With respect to the current politics, it has been suggested in the comments that President Bush has failed to enforce the border. That seems accurate to me. However, I think the same choices, approximately, would have been made had Senator Kerry become President. Would you agree with me that neither political party acts as though it wants to make any serious effort to end illigal immigration on our southern border? It also seems to me that of our representatives in Washington, those publicly concerned about stopping illegal immigration are Republicans.

I've noted in another post that there is disagreement with respect to whether the illigal immigrants are, on net, harmful or beneficial. It seems many believe the country's economic success is benefitted by immigrants whether legal or illegal. I suspect this would explain much of the reason that neither party seriously supports efforts to close our southern border.

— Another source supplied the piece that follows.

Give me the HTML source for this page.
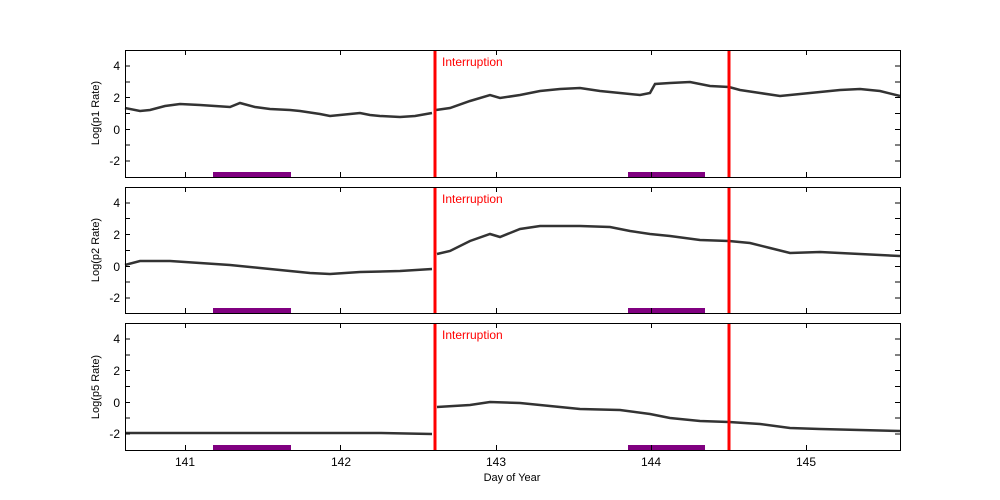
<!DOCTYPE html>
<html><head><meta charset="utf-8"><style>body{margin:0;background:#fff}svg{display:block}text{font-family:"Liberation Sans",sans-serif}</style></head>
<body>
<svg width="1000" height="500" xmlns="http://www.w3.org/2000/svg">
<rect width="1000" height="500" fill="#fff"/>
<g id="p1">
<polyline fill="none" stroke="#333" stroke-width="2.5" points="125,108 140,111 150,110 165,106 180,104 200,105 215,106 230,107 240,103 255,107 270,109 290,110 300,111 320,114 330,116 340,115 350,114 360,113 370,115 380,116 400,117 415,116 432,113"/>
<polyline fill="none" stroke="#333" stroke-width="2.5" points="436,110 450,108 470,101 490,95 500,98 520,95 540,91 560,89 580,88 600,91 620,93 640,95 650,93 655,84 670,83 690,82 710,86 729,87 740,90 760,93 780,96 800,94 820,92 840,90 860,89 880,91 900,96"/>
<rect x="213" y="172" width="78" height="5" fill="#800080"/>
<rect x="628" y="172" width="77" height="5" fill="#800080"/>
<line x1="435" y1="50" x2="435" y2="177" stroke="red" stroke-width="3"/>
<line x1="729" y1="50" x2="729" y2="177" stroke="red" stroke-width="3"/>
<text x="442" y="66" font-size="12" fill="red">Interruption</text>
<rect x="125.5" y="50.5" width="775" height="127" fill="none" stroke="#000"/>
<text x="99" y="113" font-size="11" text-anchor="middle" transform="rotate(-90 99 113)">Log(p1 Rate)</text>
</g>
<g id="p2">
<polyline fill="none" stroke="#333" stroke-width="2.5" points="125,265 140,261 170,261 200,263 230,265 260,268 290,271 310,273 330,274 360,272 400,271 432,269"/>
<polyline fill="none" stroke="#333" stroke-width="2.5" points="437,254 450,251 470,241 490,234 500,237 520,229 540,226 580,226 610,227 630,231 650,234 670,236 700,240 729,241 750,243 770,248 790,253 820,252 860,254 900,256"/>
<rect x="213" y="308" width="78" height="5" fill="#800080"/>
<rect x="628" y="308" width="77" height="5" fill="#800080"/>
<line x1="435" y1="187" x2="435" y2="313" stroke="red" stroke-width="3"/>
<line x1="729" y1="187" x2="729" y2="313" stroke="red" stroke-width="3"/>
<text x="442" y="203" font-size="12" fill="red">Interruption</text>
<rect x="125.5" y="187.5" width="775" height="126" fill="none" stroke="#000"/>
<text x="99" y="250" font-size="11" text-anchor="middle" transform="rotate(-90 99 250)">Log(p2 Rate)</text>
</g>
<g id="p3">
<polyline fill="none" stroke="#333" stroke-width="2.5" points="125,433 200,433 300,433 380,433 432,434"/>
<polyline fill="none" stroke="#333" stroke-width="2.5" points="437,407 470,405 490,402 520,403 550,406 580,409 620,410 650,414 670,418 700,421 729,422 760,424 790,428 820,429 860,430 900,431"/>
<rect x="213" y="445" width="78" height="5" fill="#800080"/>
<rect x="628" y="445" width="77" height="5" fill="#800080"/>
<line x1="435" y1="323" x2="435" y2="450" stroke="red" stroke-width="3"/>
<line x1="729" y1="323" x2="729" y2="450" stroke="red" stroke-width="3"/>
<text x="442" y="339" font-size="12" fill="red">Interruption</text>
<rect x="125.5" y="323.5" width="775" height="127" fill="none" stroke="#000"/>
<text x="99" y="387" font-size="11" text-anchor="middle" transform="rotate(-90 99 387)">Log(p5 Rate)</text>
</g>
<g stroke="#000" stroke-width="1">
<!-- y ticks panel1 -->
<path d="M125,66h5M125,82h5M125,97.5h5M125,113.5h5M125,129.5h5M125,145h5M125,161h5M900,66h-5M900,82h-5M900,97.5h-5M900,113.5h-5M900,129.5h-5M900,145h-5M900,161h-5"/>
<path d="M125,203h5M125,218.5h5M125,234.5h5M125,250.5h5M125,266.5h5M125,282h5M125,298h5M900,203h-5M900,218.5h-5M900,234.5h-5M900,250.5h-5M900,266.5h-5M900,282h-5M900,298h-5"/>
<path d="M125,339h5M125,355h5M125,370.5h5M125,386.5h5M125,402.5h5M125,418h5M125,434h5M900,339h-5M900,355h-5M900,370.5h-5M900,386.5h-5M900,402.5h-5M900,418h-5M900,434h-5"/>
<path d="M185.5,177v-5M340.5,177v-5M496.5,177v-5M651.5,177v-5M806.5,177v-5M185.5,50v5M340.5,50v5M496.5,50v5M651.5,50v5M806.5,50v5"/>
<path d="M185.5,313v-5M340.5,313v-5M496.5,313v-5M651.5,313v-5M806.5,313v-5M185.5,187v5M340.5,187v5M496.5,187v5M651.5,187v5M806.5,187v5"/>
<path d="M185.5,450v-5M340.5,450v-5M496.5,450v-5M651.5,450v-5M806.5,450v-5M185.5,323v5M340.5,323v5M496.5,323v5M651.5,323v5M806.5,323v5"/>
</g>
<g font-size="12" text-anchor="end">
<text x="120" y="70">4</text><text x="120" y="102">2</text><text x="120" y="134">0</text><text x="120" y="165">-2</text>
<text x="120" y="207">4</text><text x="120" y="239">2</text><text x="120" y="271">0</text><text x="120" y="302">-2</text>
<text x="120" y="343">4</text><text x="120" y="375">2</text><text x="120" y="407">0</text><text x="120" y="438">-2</text>
</g>
<g font-size="12" text-anchor="middle">
<text x="185" y="466">141</text><text x="341" y="466">142</text><text x="496" y="466">143</text><text x="651" y="466">144</text><text x="806" y="466">145</text>
<text x="512" y="481" font-size="11">Day of Year</text>
</g>
</svg>
</body></html>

Also, I think our daily politics often neglects Congress, and to the detriment of good public policy choices. For the case at hand, the law clearly defines what illegal immigration is. But to enforce the law, choices have to be made about how to allocate the budget to all of government's many activities. While Congressional power is different from Executive power, Congress makes the appropriations. If Congress made larger appropriations for immigration enforcement, it would be much more difficult for the President to make the choices that have been made. Perhaps, in a sense, Congress and the President are sort of "colluding" because neither party has made it a matter of their platform to close the southern border.